WORKING WEALTHY
New York may have the most millionaires in the world, but they’re far more ‘regular’ than billionaire-bling
NEW York City has more millionaires than any other city in the world, according to immigration consulting firm Henley & Partners — 350,000 of them, or one in 24 New Yorkers and 48% more than a decade ago.
Wowee! While the news is sure to feed “tale of two cities” sophistry, we should celebrate the Big Apple’s most under-appreciated class — what I call MiddleClass Millionaires, who are the city’s social and economic lifeblood. Almost everyone I know falls into the category but none think of themselves as rich for a very good reason: They’re not.

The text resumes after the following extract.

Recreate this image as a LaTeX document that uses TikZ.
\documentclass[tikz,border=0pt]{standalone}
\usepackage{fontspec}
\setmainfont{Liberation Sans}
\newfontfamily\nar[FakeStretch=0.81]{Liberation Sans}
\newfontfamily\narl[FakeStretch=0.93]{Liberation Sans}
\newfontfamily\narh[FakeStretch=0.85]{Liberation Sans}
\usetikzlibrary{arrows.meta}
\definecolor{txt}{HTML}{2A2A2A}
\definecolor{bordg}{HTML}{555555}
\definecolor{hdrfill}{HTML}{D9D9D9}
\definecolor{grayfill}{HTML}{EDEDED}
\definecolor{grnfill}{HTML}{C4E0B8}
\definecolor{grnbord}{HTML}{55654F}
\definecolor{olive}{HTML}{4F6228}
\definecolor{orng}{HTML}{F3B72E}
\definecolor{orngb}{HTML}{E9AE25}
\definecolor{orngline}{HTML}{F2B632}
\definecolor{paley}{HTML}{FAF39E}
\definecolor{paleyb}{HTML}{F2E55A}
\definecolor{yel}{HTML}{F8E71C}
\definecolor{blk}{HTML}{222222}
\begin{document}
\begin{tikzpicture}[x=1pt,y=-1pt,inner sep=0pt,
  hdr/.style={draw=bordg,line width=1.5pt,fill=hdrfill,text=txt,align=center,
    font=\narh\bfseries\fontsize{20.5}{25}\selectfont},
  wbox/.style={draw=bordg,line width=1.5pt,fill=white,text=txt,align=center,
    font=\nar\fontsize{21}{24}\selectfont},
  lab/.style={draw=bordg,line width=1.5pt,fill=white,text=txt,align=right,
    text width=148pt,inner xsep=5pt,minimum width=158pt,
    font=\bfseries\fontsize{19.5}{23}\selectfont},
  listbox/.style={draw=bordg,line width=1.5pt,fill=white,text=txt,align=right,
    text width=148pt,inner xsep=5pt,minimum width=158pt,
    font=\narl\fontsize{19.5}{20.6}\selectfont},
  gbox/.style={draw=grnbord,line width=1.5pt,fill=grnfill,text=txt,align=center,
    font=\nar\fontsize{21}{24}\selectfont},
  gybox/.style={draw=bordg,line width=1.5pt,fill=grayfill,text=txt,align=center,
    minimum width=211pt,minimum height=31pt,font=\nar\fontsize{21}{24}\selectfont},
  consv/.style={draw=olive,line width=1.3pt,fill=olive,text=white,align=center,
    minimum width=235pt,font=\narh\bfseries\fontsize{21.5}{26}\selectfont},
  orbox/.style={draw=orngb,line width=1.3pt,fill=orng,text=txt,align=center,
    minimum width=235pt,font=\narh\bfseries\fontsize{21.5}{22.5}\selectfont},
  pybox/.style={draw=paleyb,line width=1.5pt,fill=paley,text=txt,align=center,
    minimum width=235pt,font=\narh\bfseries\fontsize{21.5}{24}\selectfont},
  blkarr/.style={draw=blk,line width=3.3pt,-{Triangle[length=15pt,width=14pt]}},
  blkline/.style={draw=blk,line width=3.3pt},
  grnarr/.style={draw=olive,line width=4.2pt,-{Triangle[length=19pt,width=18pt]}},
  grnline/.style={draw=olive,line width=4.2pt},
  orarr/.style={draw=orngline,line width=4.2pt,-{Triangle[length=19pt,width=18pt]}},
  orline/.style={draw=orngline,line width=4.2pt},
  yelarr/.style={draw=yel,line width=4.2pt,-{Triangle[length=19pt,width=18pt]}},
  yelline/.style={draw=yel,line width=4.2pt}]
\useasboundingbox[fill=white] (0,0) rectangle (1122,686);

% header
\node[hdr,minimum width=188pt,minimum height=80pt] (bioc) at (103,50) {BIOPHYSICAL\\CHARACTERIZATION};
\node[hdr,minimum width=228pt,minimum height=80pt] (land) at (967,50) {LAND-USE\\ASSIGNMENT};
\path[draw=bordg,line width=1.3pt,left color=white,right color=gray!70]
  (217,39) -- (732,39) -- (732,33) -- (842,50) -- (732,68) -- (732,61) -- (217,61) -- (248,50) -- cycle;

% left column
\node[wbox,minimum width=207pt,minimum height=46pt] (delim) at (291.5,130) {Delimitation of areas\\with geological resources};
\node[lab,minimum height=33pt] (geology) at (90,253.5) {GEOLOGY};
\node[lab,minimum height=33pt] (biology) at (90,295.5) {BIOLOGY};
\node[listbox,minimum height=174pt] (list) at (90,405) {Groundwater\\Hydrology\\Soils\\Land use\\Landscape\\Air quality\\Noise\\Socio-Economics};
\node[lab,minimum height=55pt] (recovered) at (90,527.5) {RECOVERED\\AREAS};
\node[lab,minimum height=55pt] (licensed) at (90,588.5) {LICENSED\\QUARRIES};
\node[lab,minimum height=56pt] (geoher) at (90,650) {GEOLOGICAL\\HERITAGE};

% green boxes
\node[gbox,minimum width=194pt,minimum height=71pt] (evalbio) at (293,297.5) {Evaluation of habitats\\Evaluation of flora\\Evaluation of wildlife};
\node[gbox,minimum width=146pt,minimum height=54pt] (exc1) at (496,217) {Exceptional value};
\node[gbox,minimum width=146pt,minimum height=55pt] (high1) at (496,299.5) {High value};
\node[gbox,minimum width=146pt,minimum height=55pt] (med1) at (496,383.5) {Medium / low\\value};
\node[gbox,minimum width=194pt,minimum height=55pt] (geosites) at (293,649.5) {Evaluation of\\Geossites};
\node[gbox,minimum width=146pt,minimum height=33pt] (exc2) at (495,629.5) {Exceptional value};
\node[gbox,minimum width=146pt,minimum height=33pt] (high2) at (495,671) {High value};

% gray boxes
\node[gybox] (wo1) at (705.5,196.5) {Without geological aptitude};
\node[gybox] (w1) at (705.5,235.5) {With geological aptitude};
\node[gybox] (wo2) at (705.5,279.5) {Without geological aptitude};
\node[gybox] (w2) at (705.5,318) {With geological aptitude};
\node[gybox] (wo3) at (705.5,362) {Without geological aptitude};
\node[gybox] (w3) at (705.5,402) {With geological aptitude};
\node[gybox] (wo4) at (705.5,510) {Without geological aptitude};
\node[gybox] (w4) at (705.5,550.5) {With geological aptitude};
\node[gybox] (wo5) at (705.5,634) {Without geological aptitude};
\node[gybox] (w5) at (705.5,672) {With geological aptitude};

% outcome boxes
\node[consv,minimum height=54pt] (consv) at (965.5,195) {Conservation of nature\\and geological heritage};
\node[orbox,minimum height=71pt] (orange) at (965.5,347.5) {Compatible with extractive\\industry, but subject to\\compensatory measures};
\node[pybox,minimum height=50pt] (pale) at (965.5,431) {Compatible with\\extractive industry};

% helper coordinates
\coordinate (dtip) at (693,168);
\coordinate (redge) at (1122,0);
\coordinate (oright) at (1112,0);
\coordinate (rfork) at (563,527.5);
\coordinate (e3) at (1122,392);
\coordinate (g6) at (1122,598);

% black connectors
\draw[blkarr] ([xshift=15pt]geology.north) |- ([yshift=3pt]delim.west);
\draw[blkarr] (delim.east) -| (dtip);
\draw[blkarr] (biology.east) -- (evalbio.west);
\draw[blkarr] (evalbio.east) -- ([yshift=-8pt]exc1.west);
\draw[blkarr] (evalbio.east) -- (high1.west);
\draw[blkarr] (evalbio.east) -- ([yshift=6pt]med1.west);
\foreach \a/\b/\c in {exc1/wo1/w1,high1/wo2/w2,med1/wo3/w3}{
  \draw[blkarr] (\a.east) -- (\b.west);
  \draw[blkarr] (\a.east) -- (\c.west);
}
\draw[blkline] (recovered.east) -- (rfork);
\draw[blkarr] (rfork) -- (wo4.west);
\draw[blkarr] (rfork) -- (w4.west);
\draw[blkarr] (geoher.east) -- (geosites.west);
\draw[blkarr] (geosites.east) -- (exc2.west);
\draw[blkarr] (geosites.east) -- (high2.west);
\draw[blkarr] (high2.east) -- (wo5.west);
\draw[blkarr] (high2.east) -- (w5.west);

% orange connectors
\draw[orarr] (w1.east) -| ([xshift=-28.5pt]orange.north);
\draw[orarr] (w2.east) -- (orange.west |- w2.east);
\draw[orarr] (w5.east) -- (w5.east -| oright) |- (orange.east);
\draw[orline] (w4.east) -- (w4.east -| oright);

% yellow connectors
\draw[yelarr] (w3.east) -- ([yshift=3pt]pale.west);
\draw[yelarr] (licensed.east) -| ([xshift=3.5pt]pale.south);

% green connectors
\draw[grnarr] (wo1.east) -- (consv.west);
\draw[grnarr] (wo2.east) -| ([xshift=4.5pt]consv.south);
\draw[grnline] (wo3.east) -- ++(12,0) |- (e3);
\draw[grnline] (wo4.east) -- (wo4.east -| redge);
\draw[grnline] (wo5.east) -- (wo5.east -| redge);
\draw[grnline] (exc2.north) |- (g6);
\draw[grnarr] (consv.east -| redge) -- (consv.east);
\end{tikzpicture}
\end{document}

The story in The Post last week explained a number of phenomena that long puzzled me, such as how restaurant diners barely half my own age of 74 cheerfully blow $1,000 on an ordinary dinner for four, and how some of my friends casually drop tens of thousands of dollars on escorted vacations to the temples of Angkor Wat.
They deserve their affluence, although it’s a relative affluence that means less than it seems in the Big Apple, the priciest place to live in the United States. Many made their money through honest, hard work — not by mugging people on subway trains or by mugging whole companies and their employees with merger-and-acquisition ploys on Wall Street.
Their ranks include every kind of striving New Yorker not born with silver spoons in their mouths — not only stockbrokers who live on Manhattan’s Third Avenue, but plumbers and accountants on Brooklyn’s Ocean Parkway who manage their dough wisely.
New York City’s legions of poor residents have more “advocates'' than are good for them. But impoverished New York City public housing residents need more decent jobs and stable families, not bleeding-heart essays about their plight in left-wing media and burn-the-public-dough social welfare programs.
The “equity”-obsessed New York Times reported in December, for example, that many lower- and what it called “middle-income” residents were “heading for the exits,” a trend that could “jeopardize the city’s uneven recovery.”
At the other extreme, excesses of the super-rich — who buy $50 million apartments and resell them for $75 million without ever moving in — are too much romanticized. (We’re “blessed” with 60 billionaires, according to the survey).
Home-swapping celebrities can be fun to read about, like Martha Stewart, who just unloaded a West Village triplex for a new $12.3 million Upper West Side duplex.
Others are merely infuriating, like the unidentified Chinese woman who purchased a unit at One57 in 2013 to save for her daughter after she graduated college. The daughter was 2 years old at the time.
But the supertalls enrich only developers who tear down viable older buildings to construct them, not local businesses that supposedly benefit from a “trickle-down” effect.
Our 350,000 residents who are mere millionaires are a different story. The word suggests a level of privilege that far exceeds the reality in most cases. (The Henley & Partners survey defined them as residents who have at least a seven-figure net worth in terms of liquid assets — cash and/or stocks, bonds and money-market funds that can easily convert to cash.)
A million dollars in the five boroughs doesn’t mean the same as a million dollars in the rest of the country. It costs so much more to live here — for homes to buy or rent, for education, medical care and even for hot dogs like the one that was notoriously priced at $26 — that a million can seem like what families in other parts of the country keep in piggy banks.
Even in cosmopolitan Chicago, living costs are 42.9% lower than in the Big Apple, according to Forbes and every other source of comparative urban data.
Yet, the word “millionaire” continues to enjoy an oversized mystique in American life. It always sounded impressive but took on exalted status due to the popularity among Boomers of the 1955-1960, prime-time TV drama series “The Millionaire.” (For those too young, a fictious, mysterious benefactor each week chose a deserving stranger to gift with a “cashier’s check” for $1 million.)
Few realize that $1 million then and $1 million now have as much in common as an elephant and its supposed close ancestor, the little rock hyrax.
The sum actually meant something in the 1950s. Adjusted for 3.7 annual inflation, $1 million at the time would have the buying power of about $10.5 million in today’s dollars. That's a serious number.
Conversely, in 1960, one million 2024 bucks would have been bought a puny $95,845 in goods and services, as calculated by the site Dollar Times. Between 1955-1960, as I gleaned from various sources, that sum would buy a modest house (average cost $16,000), a medium-price car ($2,600), a fancy stainless-steel refrigerator freezer ($8,640), and a four-year undergraduate education at a good private college ($48,000) — leaving just $20,000 for fun and games.
So don’t believe today’s millionaires have it easy, no matter what looneyleft advocates for “equity” would have us believe. Even if they waste $26 on a hot dog.